Madrid is seeking a guaranteed veto on post-Brexit relations between the EU and Gibraltar, the British enclave on Spain's southern tip, and has threatened to scupper the draft Brexit deal if it doesn't get its way.
"If there's no agreement" over Gibraltar, Sanchez said at a press conference in Cuba, "there very probably won't be a European Council" summit.
Earlier on Friday, Spanish officials in Brussels said Sanchez might not attend the summit if London fails to put into writing a promise that no future agreement between Britain and the EU that applies to Gibraltar can be signed without first being negotiated on a bilateral basis with Spain.
That would effectively give Spain the power of veto over any future relations between the EU and the 2.6 square mile (6.8 square kilometer) British territory on its southern tip.
Sanchez wouldn't confirm that threat to skip the summit but said current "guarantees are not enough and so Spain maintains its veto on the Brexit deal." "If there's an agreement, we'll obviously go." An original clause in the deal Britain has drawn up with the EU gave Spain it's guarantees, but that has since disappeared from the final draft.

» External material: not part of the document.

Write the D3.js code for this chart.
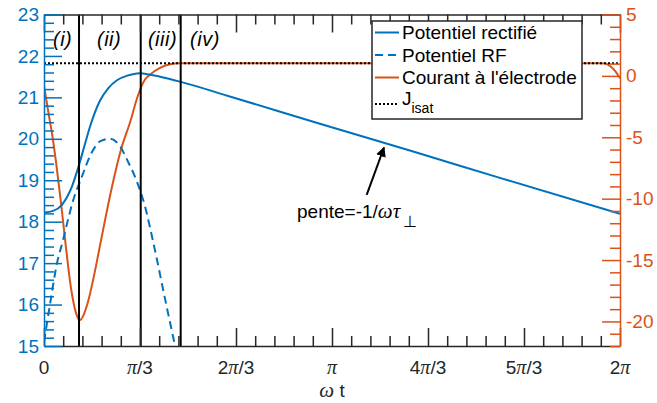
<!DOCTYPE html>
<html>
<head>
<meta charset="utf-8">
<script src="https://cdn.jsdelivr.net/npm/d3@7"></script>
<style>
  body { margin: 0; background: #fff; }
  text { font-family: "Liberation Sans", Arial, sans-serif; }
</style>
</head>
<body>
<script>
const PI = Math.PI;

// omega*t in rad
var rectT = [0, 0.1, 0.2, 0.3, 0.382, 0.45, 0.51, 0.61, 0.70, 0.80, 0.90, 0.97, 1.047, 1.15, 1.30, 1.483, 2.0, 3.0, 4.0, 5.0, 6.283];
var rectV = [18.22, 18.26, 18.42, 18.82, 19.37, 19.9, 20.35, 20.92, 21.22, 21.42, 21.52, 21.56, 21.58, 21.55, 21.48, 21.38, 21.04, 20.37, 19.71, 19.04, 18.19];

var rfT = [0, 0.065, 0.142, 0.207, 0.262, 0.316, 0.407, 0.516, 0.62, 0.72, 0.82, 0.916, 1.025, 1.098, 1.192, 1.338, 1.43];
var rfV = [15.1, 16.0, 17.0, 17.55, 18.05, 18.5, 19.05, 19.65, 19.95, 20.0, 19.85, 19.45, 18.9, 18.4, 17.5, 15.95, 15.0];

var courT = [0, 0.044, 0.098, 0.131, 0.185, 0.240, 0.295, 0.349, 0.389, 0.436, 0.480, 0.553, 0.622, 0.731, 0.840, 0.938, 1.025, 1.102, 1.156, 1.265, 1.374, 1.484, 1.702, 3.883, 6.043, 6.12, 6.174, 6.229, 6.283];
var courJ = [-0.8, -2.8, -5.2, -7.0, -10.3, -14.0, -17.3, -19.3, -19.9, -19.4, -18.4, -16.0, -13.4, -9.4, -6.0, -3.8, -1.6, -0.3, 0.1, 0.65, 0.95, 1.02, 1.03, 1.03, 1.03, 1.0, 0.8, 0.4, -0.2];

var jisat = 1.03;

// region boundaries (rad) and labels
var bounds = [0.382, 1.055, 1.491];
var regionLabels = ["(i)", "(ii)", "(iii)", "(iv)"];
var regionT = [0.098, 0.578, 1.134, 1.593];

var xTickLabels = ["0", "π/3", "2π/3", "π", "4π/3", "5π/3", "2π"];
var legendLabels = ["Potentiel rectifié", "Potentiel RF", "Courant à l'électrode", "J"];

var blue = "#0072BD", orange = "#D95319", ink = "#262626";
var w = 657, h = 403;
// note: "top" is taken by window.top, hence the p prefix
var pL = 44, pR = 620, pT = 14.5, pB = 346;

var svg = d3.select("body").append("svg")
  .attr("width", w).attr("height", h);

var x = d3.scaleLinear().domain([0, 2 * PI]).range([pL, pR]);
var yL = d3.scaleLinear().domain([15, 23]).range([pB, pT]);
var yR = d3.scaleLinear().domain([-22, 5]).range([pB, pT]);

svg.append("clipPath").attr("id", "clip")
  .append("rect").attr("x", pL).attr("y", pT)
  .attr("width", pR - pL).attr("height", pB - pT);

var plot = svg.append("g").attr("clip-path", "url(#clip)");

var lineL = d3.line().x(d => x(d[0])).y(d => yL(d[1])).curve(d3.curveMonotoneX);
var lineR = d3.line().x(d => x(d[0])).y(d => yR(d[1])).curve(d3.curveMonotoneX);

plot.append("path")
  .datum(d3.zip(courT, courJ))
  .attr("d", lineR)
  .attr("fill", "none").attr("stroke", orange).attr("stroke-width", 2);

plot.append("path")
  .datum(d3.zip(rectT, rectV))
  .attr("d", lineL)
  .attr("fill", "none").attr("stroke", blue).attr("stroke-width", 2);

plot.append("path")
  .datum(d3.zip(rfT, rfV))
  .attr("d", lineL)
  .attr("fill", "none").attr("stroke", blue).attr("stroke-width", 2)
  .attr("stroke-dasharray", "8,5");

// J_isat dotted, on top of the current
plot.append("line")
  .attr("x1", x(0)).attr("x2", x(2 * PI))
  .attr("y1", yR(jisat)).attr("y2", yR(jisat))
  .attr("stroke", "#000").attr("stroke-width", 2)
  .attr("stroke-dasharray", "2,2");

// region boundaries
plot.selectAll(".bound")
  .data(bounds)
  .enter().append("line")
  .attr("class", "bound")
  .attr("x1", d => x(d)).attr("x2", d => x(d))
  .attr("y1", pT).attr("y2", pB)
  .attr("stroke", "#000").attr("stroke-width", 2);

svg.selectAll(".region")
  .data(regionLabels)
  .enter().append("text")
  .attr("class", "region")
  .attr("x", (d, i) => x(regionT[i]))
  .attr("y", 46)
  .style("font-size", "20px")
  .style("font-style", "italic")
  .style("letter-spacing", "0.5px")
  .attr("fill", "#000")
  .text(d => d);

// axes ---------------------------------------------------------------
var xMajor = d3.range(0, 7).map(k => k * PI / 3);
var xMinor = d3.range(0, 31).filter(k => k % 5 != 0).map(k => k * PI / 15);

function styleAxis(g, color) {
  g.select(".domain").attr("stroke", color).attr("stroke-width", 1.5);
  g.selectAll(".tick line").attr("stroke", color).attr("stroke-width", 1.5);
  g.selectAll(".tick text").attr("fill", color)
    .style("font-size", "19px").style("font-family", '"Liberation Sans", Arial, sans-serif');
}

// bottom and top
[[d3.axisBottom, pB], [d3.axisTop, pT]].forEach(([ax, yPos]) => {
  svg.append("g").attr("transform", `translate(0,${yPos})`)
    .call(ax(x).tickValues(xMajor).tickSize(-18).tickSizeOuter(0).tickFormat(""))
    .call(g => styleAxis(g, ink));
  svg.append("g").attr("transform", `translate(0,${yPos})`)
    .call(ax(x).tickValues(xMinor).tickSize(-10).tickSizeOuter(0).tickFormat(""))
    .call(g => styleAxis(g, ink))
    .call(g => g.select(".domain").remove());
});

// x tick labels with pi in serif
var xl = svg.append("g");
xMajor.forEach((v, i) => {
  var t = xl.append("text")
    .attr("x", x(v)).attr("y", 374)
    .attr("text-anchor", "middle")
    .attr("fill", ink)
    .style("font-size", "19px");
  xTickLabels[i].split(/(π)/).filter(s => s.length).forEach(s => {
    var ts = t.append("tspan").text(s);
    if (s == "π") ts.style("font-family", '"Liberation Serif", serif').style("font-style", "italic").style("font-size", "20px");
  });
});

// left (blue)
svg.append("g").attr("transform", `translate(${pL},0)`)
  .call(d3.axisLeft(yL).tickValues(d3.range(15, 24)).tickSize(-18).tickSizeOuter(0).tickPadding(5).tickFormat(d => d))
  .call(g => styleAxis(g, blue));
svg.append("g").attr("transform", `translate(${pL},0)`)
  .call(d3.axisLeft(yL).tickValues(d3.range(0, 41).filter(k => k % 5 != 0).map(k => 15 + k * 0.2)).tickSize(-10).tickSizeOuter(0).tickFormat(""))
  .call(g => styleAxis(g, blue))
  .call(g => g.select(".domain").remove());

// right (orange)
svg.append("g").attr("transform", `translate(${pR},0)`)
  .call(d3.axisRight(yR).tickValues([-20, -15, -10, -5, 0, 5]).tickSize(-18).tickSizeOuter(0).tickPadding(6).tickFormat(d => String(d)))
  .call(g => styleAxis(g, orange));
svg.append("g").attr("transform", `translate(${pR},0)`)
  .call(d3.axisRight(yR).tickValues(d3.range(-22, 6).filter(k => k % 5 != 0)).tickSize(-10).tickSizeOuter(0).tickFormat(""))
  .call(g => styleAxis(g, orange))
  .call(g => g.select(".domain").remove());

// x label
var xlab = svg.append("text")
  .attr("x", 332).attr("y", 397)
  .attr("text-anchor", "middle")
  .attr("fill", ink)
  .style("font-size", "19px");
xlab.append("tspan").text("ω").style("font-family", '"Liberation Serif", serif').style("font-style", "italic").style("font-size", "21px");
xlab.append("tspan").text(" t");

// slope annotation
var ann = svg.append("text")
  .attr("x", x(2.76)).attr("y", yL(18.09))
  .attr("fill", "#000")
  .style("font-size", "19px");
ann.append("tspan").text("pente=-1/");
ann.append("tspan").text("ωτ").style("font-family", '"Liberation Serif", serif').style("font-style", "italic").style("font-size", "21px");
ann.append("tspan").text("⊥").attr("dy", 9).attr("dx", 3).style("font-size", "16px");

svg.append("defs").append("marker")
  .attr("id", "arrow").attr("viewBox", "0 0 10 10")
  .attr("refX", 9).attr("refY", 5)
  .attr("markerWidth", 5).attr("markerHeight", 5)
  .attr("orient", "auto")
  .append("path").attr("d", "M0,0 L10,5 L0,10 z").attr("fill", "#000");

svg.append("line")
  .attr("x1", x(3.52)).attr("y1", yL(18.645))
  .attr("x2", x(3.709)).attr("y2", yL(19.79))
  .attr("stroke", "#000").attr("stroke-width", 2)
  .attr("marker-end", "url(#arrow)");

// legend
var legend = svg.append("g").attr("transform", "translate(372,21)");
legend.append("rect")
  .attr("width", 210).attr("height", 98)
  .attr("fill", "#fff").attr("stroke", ink).attr("stroke-width", 1.5);

var rowY = [11.5, 34, 56.5, 83];
var rowStyle = [
  { c: blue, dash: null },
  { c: blue, dash: "8,5" },
  { c: orange, dash: null },
  { c: "#000", dash: "2,2" }
];
legendLabels.forEach((lab, i) => {
  legend.append("line")
    .attr("x1", 3).attr("x2", 27)
    .attr("y1", rowY[i]).attr("y2", rowY[i])
    .attr("stroke", rowStyle[i].c).attr("stroke-width", 2)
    .attr("stroke-dasharray", rowStyle[i].dash);
  var t = legend.append("text")
    .attr("x", 30).attr("y", i < 3 ? rowY[i] + 6.5 : rowY[i] + 1)
    .attr("fill", "#000")
    .style("font-size", "19px")
    .text(lab);
  if (i == 3) t.append("tspan").text("isat").attr("dy", 8).style("font-size", "14px");
});
</script>
</body>
</html>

Although the legal service of the EU Council has tried to reassure Spain that the current text does not preclude this, Madrid wants that veto power clearly spelled out.
"We have demanded that it be published by the British authorities before the European Council on Sunday," Luis Marco Aguiriano Nalda, state secretary for European affairs, told reporters in Brussels.
Both British and EU negotiators said that the withdrawal agreement itself would not change at this stage, but in London a spokesman for the prime minister's office had earlier said: "We will work with the governments of Gibraltar and Spain on our future relationship."
Should EU leaders sign off on the deal, British Prime Minister Theresa May would still have to convince her own parliament to back it, something seen as a greater challenge.
"If this deal does not go through, we are back at square one. What we end up with is more division and more uncertainty," said May.